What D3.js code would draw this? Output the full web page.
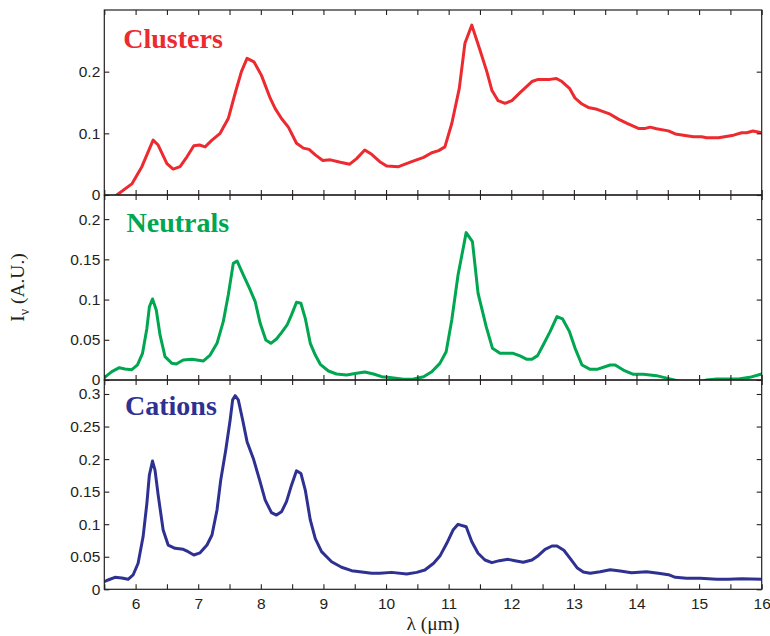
<!DOCTYPE html>
<html>
<head>
<meta charset="utf-8">
<script src="https://cdn.jsdelivr.net/npm/d3@7"></script>
<style>
  html, body { margin: 0; padding: 0; background: #fff; }
  svg { display: block; }
  .tick text { font-family: "Liberation Sans", Arial, sans-serif; font-size: 15.5px; fill: #231f20; }
  .tick line { stroke: #231f20; stroke-width: 1.1; }
</style>
</head>
<body>
<svg id="chart" width="770" height="636"></svg>
<script>
// PAH emission spectra, intensity vs wavelength (μm), one panel per population
const clusters = [
  [5.50,-0.014],[5.70,0],[5.94,0.018],[6.10,0.046],[6.28,0.089],[6.36,0.081],[6.50,0.051],[6.60,0.042],
  [6.71,0.046],[6.82,0.062],[6.93,0.080],[7.02,0.081],[7.11,0.078],[7.22,0.089],[7.35,0.100],[7.48,0.124],
  [7.59,0.165],[7.69,0.200],[7.78,0.2215],[7.89,0.216],[8.01,0.194],[8.15,0.157],[8.23,0.140],[8.33,0.124],
  [8.44,0.110],[8.57,0.084],[8.68,0.076],[8.77,0.074],[8.87,0.065],[8.99,0.056],[9.11,0.057],[9.27,0.053],
  [9.42,0.050],[9.53,0.059],[9.66,0.073],[9.77,0.066],[9.90,0.054],[10.01,0.047],[10.20,0.046],[10.41,0.054],
  [10.60,0.061],[10.73,0.0686],[10.84,0.072],[10.94,0.078],[11.05,0.116],[11.17,0.173],[11.26,0.246],[11.37,0.2755],
  [11.50,0.235],[11.61,0.200],[11.69,0.170],[11.79,0.153],[11.90,0.1486],[12.01,0.153],[12.14,0.166],[12.33,0.184],
  [12.43,0.1875],[12.62,0.1875],[12.72,0.189],[12.81,0.184],[12.93,0.173],[13.02,0.157],[13.13,0.1475],[13.23,0.142],
  [13.37,0.139],[13.58,0.131],[13.71,0.123],[13.85,0.116],[14.03,0.108],[14.14,0.108],[14.22,0.110],[14.32,0.1075],
  [14.51,0.104],[14.62,0.099],[14.75,0.097],[14.91,0.0945],[15.04,0.0945],[15.12,0.093],[15.31,0.093],[15.55,0.097],
  [15.68,0.101],[15.76,0.101],[15.86,0.1037],[16.00,0.101]
];

const neutrals = [
  [5.50,0.003],[5.62,0.0104],[5.74,0.0153],[5.83,0.0137],[5.94,0.0128],[6.03,0.0187],[6.11,0.033],[6.18,0.064],
  [6.22,0.091],[6.27,0.1007],[6.33,0.087],[6.39,0.056],[6.47,0.029],[6.58,0.0207],[6.65,0.0199],[6.76,0.0249],
  [6.90,0.0257],[6.98,0.0249],[7.08,0.0236],[7.19,0.031],[7.30,0.0456],[7.40,0.0725],[7.48,0.1057],[7.56,0.145],
  [7.62,0.148],[7.72,0.1306],[7.82,0.114],[7.91,0.0974],[7.99,0.0705],[8.08,0.0498],[8.16,0.0456],[8.25,0.051],
  [8.33,0.0589],[8.42,0.0684],[8.49,0.081],[8.57,0.0966],[8.64,0.0954],[8.71,0.0767],[8.79,0.0456],[8.87,0.031],
  [8.95,0.0195],[9.08,0.0112],[9.21,0.0075],[9.37,0.0062],[9.53,0.0083],[9.66,0.0100],[9.80,0.0075],[9.93,0.0041],
  [10.06,0.003],[10.28,0.001],[10.44,0.0012],[10.60,0.0041],[10.73,0.0103],[10.86,0.0207],[10.96,0.0352],[11.05,0.0746],
  [11.15,0.1306],[11.28,0.1832],[11.38,0.172],[11.47,0.1078],[11.60,0.0663],[11.70,0.0394],[11.82,0.0332],[12.03,0.0332],
  [12.14,0.0299],[12.25,0.0257],[12.33,0.0257],[12.42,0.0303],[12.51,0.0435],[12.62,0.0601],[12.73,0.0788],[12.82,0.0759],
  [12.93,0.0601],[13.02,0.0394],[13.13,0.0187],[13.26,0.0133],[13.37,0.0133],[13.58,0.0187],[13.66,0.0187],[13.79,0.0124],
  [13.95,0.0071],[14.11,0.0071],[14.32,0.0054],[14.45,0.003],[14.60,0.0],[14.80,-0.004],[15.00,-0.003],[15.12,0.0],
  [15.28,0.0012],[15.50,0.0012],[15.63,0.0012],[15.81,0.0033],[16.00,0.0075]
];

const cations = [
  [5.50,0.0117],[5.56,0.0143],[5.67,0.0184],[5.78,0.0174],[5.88,0.0154],[5.96,0.022],[6.04,0.040],[6.12,0.081],
  [6.18,0.132],[6.22,0.1756],[6.27,0.197],[6.31,0.183],[6.36,0.145],[6.44,0.091],[6.52,0.068],[6.63,0.063],
  [6.76,0.0614],[6.84,0.0578],[6.93,0.0527],[7.03,0.056],[7.14,0.068],[7.22,0.0834],[7.30,0.1218],[7.36,0.168],
  [7.44,0.214],[7.51,0.260],[7.55,0.291],[7.59,0.2974],[7.64,0.291],[7.71,0.260],[7.78,0.2268],[7.88,0.201],
  [7.98,0.168],[8.07,0.137],[8.17,0.1177],[8.25,0.114],[8.33,0.119],[8.41,0.1346],[8.49,0.160],[8.57,0.182],
  [8.64,0.178],[8.71,0.1525],[8.79,0.1065],[8.87,0.078],[8.97,0.0578],[9.13,0.0424],[9.29,0.0338],[9.45,0.0286],
  [9.58,0.027],[9.77,0.0246],[9.90,0.0246],[10.09,0.026],[10.33,0.0235],[10.49,0.026],[10.62,0.0296],[10.76,0.040],
  [10.86,0.051],[10.97,0.0707],[11.07,0.091],[11.15,0.0998],[11.28,0.096],[11.37,0.073],[11.47,0.0553],[11.58,0.045],
  [11.69,0.0409],[11.81,0.044],[11.95,0.046],[12.06,0.044],[12.19,0.0415],[12.33,0.045],[12.43,0.0516],[12.54,0.0614],
  [12.65,0.0665],[12.73,0.0665],[12.84,0.060],[12.94,0.0476],[13.05,0.0332],[13.15,0.0266],[13.26,0.0246],[13.42,0.027],
  [13.58,0.0301],[13.74,0.028],[13.92,0.0255],[14.16,0.027],[14.35,0.0246],[14.51,0.0224],[14.62,0.0184],[14.80,0.0169],
  [15.02,0.0169],[15.28,0.0154],[15.47,0.0154],[15.68,0.0163],[16.00,0.0154]
];

const seriesNames = ["Clusters", "Neutrals", "Cations"];
const xTicksMajor = [6, 7, 8, 9, 10, 11, 12, 13, 14, 15, 16];
const xTicksAll = [5.5, 6, 6.5, 7, 7.5, 8, 8.5, 9, 9.5, 10, 10.5, 11, 11.5, 12, 12.5, 13, 13.5, 14, 14.5, 15, 15.5, 16];
const yTicksClusters = [0, 0.1, 0.2];
const yTicksNeutrals = [0, 0.05, 0.1, 0.15, 0.2];
const yTicksCations = [0, 0.05, 0.1, 0.15, 0.2, 0.25, 0.3];
const yMaxes = [0.3, 0.23, 0.3215];

// layout
const left = 104.3, right = 761.7;
const panelBounds = [[10, 195], [195, 380], [380, 589.3]];
const colors = ["#ec2a2f", "#00a650", "#2e3192"];
const titleX = [123.3, 126.5, 125];
const titleBaseline = [48, 231.5, 414.5];
const ink = "#231f20";

const svg = d3.select("#chart");
const x = d3.scaleLinear().domain([5.5, 16]).range([left, right]);

const panels = [
  { name: seriesNames[0], data: clusters, ticks: yTicksClusters },
  { name: seriesNames[1], data: neutrals, ticks: yTicksNeutrals },
  { name: seriesNames[2], data: cations, ticks: yTicksCations }
];

const defs = svg.append("defs");

panels.forEach((p, i) => {
  const [top, bottom] = panelBounds[i];
  const y = d3.scaleLinear().domain([0, yMaxes[i]]).range([bottom, top]);
  const g = svg.append("g");

  defs.append("clipPath").attr("id", "clip" + i)
    .append("rect")
    .attr("x", left).attr("y", top)
    .attr("width", right - left).attr("height", bottom - top);

  // spectrum
  const line = d3.line().x(d => x(d[0])).y(d => y(d[1])).curve(d3.curveLinear);
  g.append("path")
    .datum(p.data)
    .attr("clip-path", `url(#clip${i})`)
    .attr("fill", "none")
    .attr("stroke", colors[i])
    .attr("stroke-width", 3)
    .attr("stroke-linejoin", "round")
    .attr("stroke-linecap", "round")
    .attr("d", line);

  // y axis left with labels
  g.append("g").attr("transform", `translate(${left},0)`)
    .call(d3.axisLeft(y).tickValues(p.ticks).tickFormat(d3.format("~g"))
      .tickSizeInner(-5).tickSizeOuter(0).tickPadding(4))
    .call(a => a.select(".domain").remove());

  // y axis right, ticks only
  g.append("g").attr("transform", `translate(${right},0)`)
    .call(d3.axisRight(y).tickValues(p.ticks).tickFormat("")
      .tickSizeInner(-5).tickSizeOuter(0))
    .call(a => a.select(".domain").remove());

  // x ticks top
  g.append("g").attr("transform", `translate(0,${top})`)
    .call(d3.axisTop(x).tickValues(xTicksAll).tickFormat("")
      .tickSizeInner(-5).tickSizeOuter(0))
    .call(a => a.select(".domain").remove());

  // x ticks bottom (labels only on lowest panel)
  const bottomAxis = d3.axisBottom(x).tickValues(xTicksAll)
    .tickSizeInner(-5).tickSizeOuter(0).tickPadding(9)
    .tickFormat(d => (i === 2 && xTicksMajor.includes(d)) ? d3.format("d")(d) : "");
  g.append("g").attr("transform", `translate(0,${bottom})`)
    .call(bottomAxis)
    .call(a => a.select(".domain").remove());

  // frame
  g.append("rect")
    .attr("x", left).attr("y", top)
    .attr("width", right - left).attr("height", bottom - top)
    .attr("fill", "none").attr("stroke", ink).attr("stroke-width", 1.2);

  // panel title
  g.append("text")
    .attr("x", titleX[i]).attr("y", titleBaseline[i])
    .attr("font-family", "'Liberation Serif', 'Times New Roman', serif")
    .attr("font-weight", "bold")
    .attr("font-size", 28)
    .attr("fill", colors[i])
    .text(p.name);
});

// x axis title
svg.append("text")
  .attr("x", (left + right) / 2).attr("y", 629.5)
  .attr("text-anchor", "middle")
  .attr("font-family", "'Liberation Serif', 'Times New Roman', serif")
  .attr("font-size", 19.5)
  .attr("fill", ink)
  .text("λ (μm)");

// y axis title
const yt = svg.append("text")
  .attr("transform", "translate(23.5,287.5) rotate(-90)")
  .attr("text-anchor", "middle")
  .attr("font-family", "'Liberation Serif', 'Times New Roman', serif")
  .attr("font-size", 19.5)
  .attr("fill", ink);
yt.append("tspan").text("I");
yt.append("tspan").attr("font-size", 14).attr("dy", 5).text("ν");
yt.append("tspan").attr("dy", -5).text(" (A.U.)");
</script>
</body>
</html>
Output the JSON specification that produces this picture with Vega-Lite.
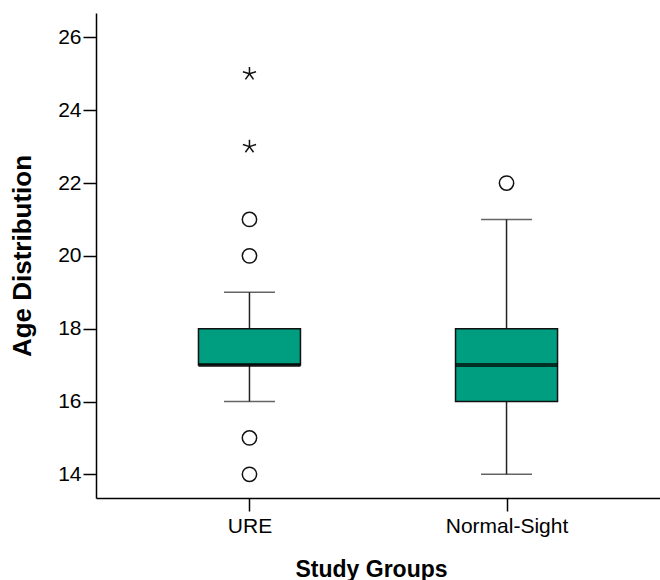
{
  "$schema": "https://vega.github.io/schema/vega-lite/v6.json",
  "width": 564,
  "height": 485,
  "autosize": {"type": "none"},
  "padding": {"left": 96, "top": 13, "right": 0, "bottom": 82},
  "background": "white",
  "datasets": {
    "boxes": [
      {"group": "URE", "lower": 16, "q1": 17, "median": 17, "q3": 18, "upper": 19},
      {"group": "Normal-Sight", "lower": 14, "q1": 16, "median": 17, "q3": 18, "upper": 21}
    ],
    "outliers": [
      {"group": "URE", "value": 25, "kind": "extreme"},
      {"group": "URE", "value": 23, "kind": "extreme"},
      {"group": "URE", "value": 21, "kind": "outlier"},
      {"group": "URE", "value": 20, "kind": "outlier"},
      {"group": "URE", "value": 15, "kind": "outlier"},
      {"group": "URE", "value": 14, "kind": "outlier"},
      {"group": "Normal-Sight", "value": 22, "kind": "outlier"}
    ]
  },
  "encoding": {
    "x": {
      "field": "group",
      "type": "nominal",
      "sort": ["URE", "Normal-Sight"],
      "scale": {"type": "point", "padding": 0.597},
      "axis": {"title": "Study Groups", "labelAngle": 0, "titlePadding": 22, "labelPadding": 4, "titleFontSize": 23, "titleX": 275}
    }
  },
  "layer": [
    {
      "data": {"name": "boxes"},
      "mark": {"type": "rule", "color": "#222222", "strokeWidth": 1.5},
      "encoding": {
        "y": {"field": "lower", "type": "quantitative", "title": "Age Distribution",
              "scale": {"domain": [13.35, 26.67], "nice": false, "zero": false},
              "axis": {"values": [14, 16, 18, 20, 22, 24, 26], "labelPadding": 2, "titlePadding": 22, "titleFontSize": 26}},
        "y2": {"field": "upper"}
      }
    },
    {
      "data": {"name": "boxes"},
      "mark": {"type": "tick", "orient": "horizontal", "size": 51, "thickness": 1.5, "color": "#222222"},
      "encoding": {
        "y": {"field": "lower", "type": "quantitative", "title": "Age Distribution",
              "scale": {"domain": [13.35, 26.67], "nice": false, "zero": false},
              "axis": {"values": [14, 16, 18, 20, 22, 24, 26], "labelPadding": 2, "titlePadding": 22, "titleFontSize": 26}}
      }
    },
    {
      "data": {"name": "boxes"},
      "mark": {"type": "tick", "orient": "horizontal", "size": 51, "thickness": 1.5, "color": "#222222"},
      "encoding": {
        "y": {"field": "upper", "type": "quantitative", "title": "Age Distribution",
              "scale": {"domain": [13.35, 26.67], "nice": false, "zero": false},
              "axis": {"values": [14, 16, 18, 20, 22, 24, 26], "labelPadding": 2, "titlePadding": 22, "titleFontSize": 26}}
      }
    },
    {
      "data": {"name": "boxes"},
      "mark": {"type": "bar", "size": 102, "fill": "#009E80", "stroke": "#111111", "strokeWidth": 1.5},
      "encoding": {
        "y": {"field": "q1", "type": "quantitative", "title": "Age Distribution",
              "scale": {"domain": [13.35, 26.67], "nice": false, "zero": false},
              "axis": {"values": [14, 16, 18, 20, 22, 24, 26], "labelPadding": 2, "titlePadding": 22, "titleFontSize": 26}},
        "y2": {"field": "q3"}
      }
    },
    {
      "data": {"name": "boxes"},
      "mark": {"type": "tick", "orient": "horizontal", "size": 102, "thickness": 4, "color": "#000000"},
      "encoding": {
        "y": {"field": "median", "type": "quantitative", "title": "Age Distribution",
              "scale": {"domain": [13.35, 26.67], "nice": false, "zero": false},
              "axis": {"values": [14, 16, 18, 20, 22, 24, 26], "labelPadding": 2, "titlePadding": 22, "titleFontSize": 26}}
      }
    },
    {
      "data": {"name": "outliers"},
      "mark": {"type": "point", "filled": false, "stroke": "#111111", "strokeWidth": 1.5, "opacity": 1},
      "encoding": {
        "y": {"field": "value", "type": "quantitative", "title": "Age Distribution",
              "scale": {"domain": [13.35, 26.67], "nice": false, "zero": false},
              "axis": {"values": [14, 16, 18, 20, 22, 24, 26], "labelPadding": 2, "titlePadding": 22, "titleFontSize": 26}},
        "shape": {
          "field": "kind",
          "type": "nominal",
          "scale": {"domain": ["outlier", "extreme"], "range": ["circle", "M0,0L0,-1M0,0L0.951,-0.309M0,0L0.588,0.809M0,0L-0.588,0.809M0,0L-0.951,-0.309"]},
          "legend": null
        },
        "size": {
          "field": "kind",
          "type": "nominal",
          "scale": {"domain": ["outlier", "extreme"], "range": [205, 190]},
          "legend": null
        }
      }
    }
  ],
  "config": {
    "view": {"stroke": null},
    "font": "Liberation Sans",
    "axis": {
      "grid": false,
      "domainColor": "#000000",
      "domainWidth": 1.5,
      "tickColor": "#000000",
      "tickWidth": 1.5,
      "tickSize": 13,
      "labelColor": "#000000",
      "labelFont": "Liberation Sans",
      "labelFontSize": 21,
      "titleColor": "#000000",
      "titleFont": "Liberation Sans",
      "titleFontWeight": "bold"
    }
  }
}
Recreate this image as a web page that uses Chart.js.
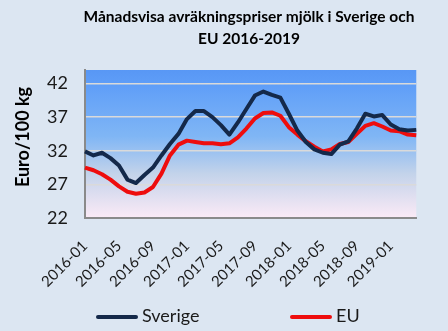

---+---

◆ Aim ◆
Extract, from the material above, each line holding the word "that".

◆ Full response ◆
Output the JSON specification that produces this picture with Vega-Lite.
Recreate this image as a web page that uses Chart.js.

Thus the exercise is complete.